I’ll pause because this is sort of amazing: an LB2, while a reference type, is, in the current implementation, routinely flattened in calling convention, using an extra synthetic field for null.  If you thought references were always indirections, you’ll be surprised.  Long chains of things like Optional.map(…).flatMap(…) are routinely allocation-free in C2-compiled code, even for out-of-line calls.  (The interpreter and C1 still use indirections on the stack and in locals.)

In the heap, this is where reference types (including B2) have some trouble.  The atomicity requirement bites hard here.  References in the heap are routinely laid out as indirections.  Final references to id-free instances _could_ safely be flattened, but they are not yet.  Mutable references to id-free instances are problematic because of potential tearing.  We *could* (but do not yet, and its complicated) flatten 64 bit values by stuffing multiple 32 bit values into a single synthetic field or by storing/loading multiple fields with a single load (“fat loads”), and on platforms with fast 128 bit atomics (which include some intel cores where the spec was recently revised to commit to atomicity), but the complexity cost here is high, and flattening would be limited by the instruction set.  This is under investigation but unlikely to be a magic bullet.  

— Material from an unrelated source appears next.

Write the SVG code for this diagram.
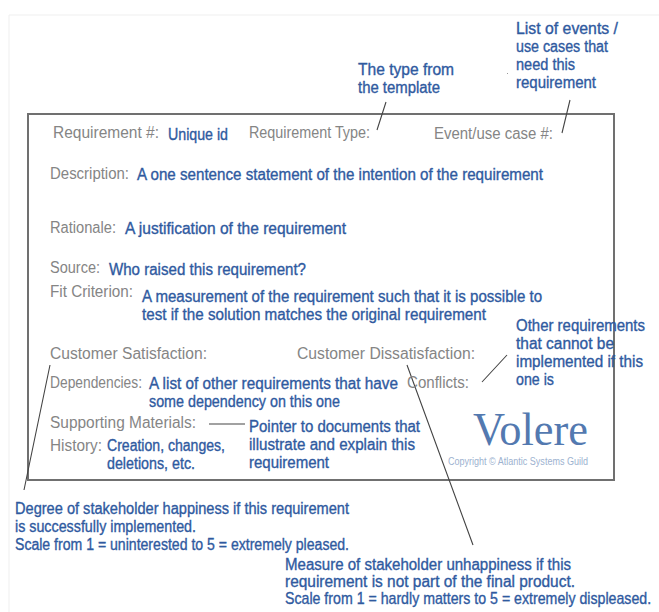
<svg xmlns="http://www.w3.org/2000/svg" width="659" height="612" viewBox="0 0 659 612">
<style>
text{font-family:"Liberation Sans",Arial,sans-serif}
.b{fill:#2f5a9f;font-size:16px;font-weight:400;stroke:#2f5a9f;stroke-width:.35px}
.g{fill:#858585;font-size:16px}
.l{stroke:#444;stroke-width:1.1;fill:none}
</style>
<rect width="659" height="612" fill="#fff"/>
<path d="M659 15H9V612" fill="none" stroke="#efefef"/>
<rect id="card" x="28" y="114" width="586" height="366" fill="none" stroke="#707070" stroke-width="2"/>
<g id="connectors">
<path class="l" d="M386 102L377 130M570 100L562 133M507 355L482 382M209 424H245M50 365L24 490M407 365L473 545"/>
<path d="M507 73h1v1h-1z" fill="#999"/>
</g>
<g id="header">
<text class="g" x="53" y="138" textLength="106" lengthAdjust="spacingAndGlyphs">Requirement  #:</text>
<text class="b" x="168" y="140" textLength="60" lengthAdjust="spacingAndGlyphs">Unique id</text>
<text class="g" x="249" y="138" textLength="121" lengthAdjust="spacingAndGlyphs">Requirement Type:</text>
<text class="g" x="434" y="139" textLength="119" lengthAdjust="spacingAndGlyphs">Event/use case #:</text>
</g>
<g id="note-type">
<text class="b" x="358" y="75" textLength="96" lengthAdjust="spacingAndGlyphs">The type from</text>
<text class="b" x="358" y="93" textLength="82" lengthAdjust="spacingAndGlyphs">the template</text>
</g>
<g id="note-events">
<text class="b" x="516" y="34" textLength="102" lengthAdjust="spacingAndGlyphs">List of events /</text>
<text class="b" x="516" y="52" textLength="92" lengthAdjust="spacingAndGlyphs">use cases that</text>
<text class="b" x="516" y="70" textLength="59" lengthAdjust="spacingAndGlyphs">need this</text>
<text class="b" x="516" y="88" textLength="80" lengthAdjust="spacingAndGlyphs">requirement</text>
</g>
<g id="description">
<text class="g" x="50" y="179" textLength="79" lengthAdjust="spacingAndGlyphs">Description:</text>
<text class="b" x="137" y="180" textLength="406" lengthAdjust="spacingAndGlyphs">A one sentence statement of the intention of the requirement</text>
</g>
<g id="rationale">
<text class="g" x="50" y="233" textLength="66" lengthAdjust="spacingAndGlyphs">Rationale:</text>
<text class="b" x="125" y="234" textLength="221" lengthAdjust="spacingAndGlyphs">A justification of the requirement</text>
</g>
<g id="source">
<text class="g" x="50" y="273" textLength="50" lengthAdjust="spacingAndGlyphs">Source:</text>
<text class="b" x="109" y="275" textLength="197" lengthAdjust="spacingAndGlyphs">Who raised this requirement?</text>
</g>
<g id="fit-criterion">
<text class="g" x="50" y="297" textLength="83" lengthAdjust="spacingAndGlyphs">Fit Criterion:</text>
<text class="b" x="142" y="302" textLength="400" lengthAdjust="spacingAndGlyphs">A measurement of the requirement such that it is possible to</text>
<text class="b" x="142" y="320" textLength="344" lengthAdjust="spacingAndGlyphs">test if the solution matches the original requirement</text>
</g>
<g id="customer-satisfaction">
<text class="g" x="50" y="359" textLength="157" lengthAdjust="spacingAndGlyphs">Customer Satisfaction:</text>
</g>
<g id="customer-dissatisfaction">
<text class="g" x="297" y="359" textLength="178" lengthAdjust="spacingAndGlyphs">Customer Dissatisfaction:</text>
</g>
<g id="note-conflicts">
<text class="b" x="516" y="331" textLength="129" lengthAdjust="spacingAndGlyphs">Other requirements</text>
<text class="b" x="516" y="349" textLength="98" lengthAdjust="spacingAndGlyphs">that cannot be</text>
<text class="b" x="516" y="367" textLength="127" lengthAdjust="spacingAndGlyphs">implemented if this</text>
<text class="b" x="516" y="385" textLength="38" lengthAdjust="spacingAndGlyphs">one is</text>
</g>
<g id="dependencies">
<text class="g" x="50" y="388" textLength="92" lengthAdjust="spacingAndGlyphs">Dependencies:</text>
<text class="b" x="149" y="389" textLength="249" lengthAdjust="spacingAndGlyphs">A list of other requirements that have</text>
<text class="b" x="149" y="407" textLength="191" lengthAdjust="spacingAndGlyphs">some dependency on this one</text>
</g>
<g id="conflicts">
<text class="g" x="407" y="388" textLength="62" lengthAdjust="spacingAndGlyphs">Conflicts:</text>
</g>
<g id="supporting-materials">
<text class="g" x="50" y="428" textLength="146" lengthAdjust="spacingAndGlyphs">Supporting Materials:</text>
<text class="b" x="249" y="432" textLength="171" lengthAdjust="spacingAndGlyphs">Pointer to documents that</text>
<text class="b" x="249" y="450" textLength="166" lengthAdjust="spacingAndGlyphs">illustrate and explain this</text>
<text class="b" x="249" y="468" textLength="80" lengthAdjust="spacingAndGlyphs">requirement</text>
</g>
<g id="history">
<text class="g" x="50" y="451" textLength="52" lengthAdjust="spacingAndGlyphs">History:</text>
<text class="b" x="107" y="451" textLength="118" lengthAdjust="spacingAndGlyphs">Creation, changes,</text>
<text class="b" x="107" y="469" textLength="88" lengthAdjust="spacingAndGlyphs">deletions, etc.</text>
</g>
<g id="logo">
<text x="473" y="445" style="font-family:'Liberation Serif',serif" font-size="46" fill="#5379b0" textLength="115" lengthAdjust="spacingAndGlyphs">Volere</text>
<text x="448" y="465" font-size="10" fill="#9db2d0" textLength="140" lengthAdjust="spacingAndGlyphs">Copyright © Atlantic Systems Guild</text>
</g>
<g id="note-satisfaction">
<text class="b" x="15" y="514" textLength="334" lengthAdjust="spacingAndGlyphs">Degree of stakeholder happiness if this requirement</text>
<text class="b" x="15" y="532" textLength="181" lengthAdjust="spacingAndGlyphs">is successfully implemented.</text>
<text class="b" x="15" y="550" textLength="334" lengthAdjust="spacingAndGlyphs">Scale from 1 = uninterested to 5 = extremely pleased.</text>
</g>
<g id="note-dissatisfaction">
<text class="b" x="285" y="570" textLength="286" lengthAdjust="spacingAndGlyphs">Measure of stakeholder unhappiness if this</text>
<text class="b" x="285" y="587" textLength="290" lengthAdjust="spacingAndGlyphs">requirement is not part of the final product.</text>
<text class="b" transform="translate(285 604) scale(.88 1)" x="0" y="0" textLength="416" lengthAdjust="spacingAndGlyphs">Scale from 1 = hardly matters to 5 = extremely displeased.</text>
</g>
</svg>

In the heap, Q types (B3.val) can be fully flattened (though the VM will likely impose a threshold above which it uses indirections anyway, such as 512 bits.)  Full flattening means not only the layout, but that we can access the fields of the nested object with narrow single-field loads and stores.  

Scorecard:
 - Identity-free reference (L) types can be flattened, within limits (which is amazing)
 - Identity-free reference types usually pay some footprint tax for the null channel
 - Identity-free reference types are routinely flattened on stack, and may get some more heap flattening in the future
 - Identity-free immediate types have no null channel, and can be fully flattened and accessed with narrow loads and stores, because they’re allowed to tear

To the extent we treat B2 and B3.ref the same way (which we want to),  any flattening wins for refs (e.g., final fields, fat access) will apply to both.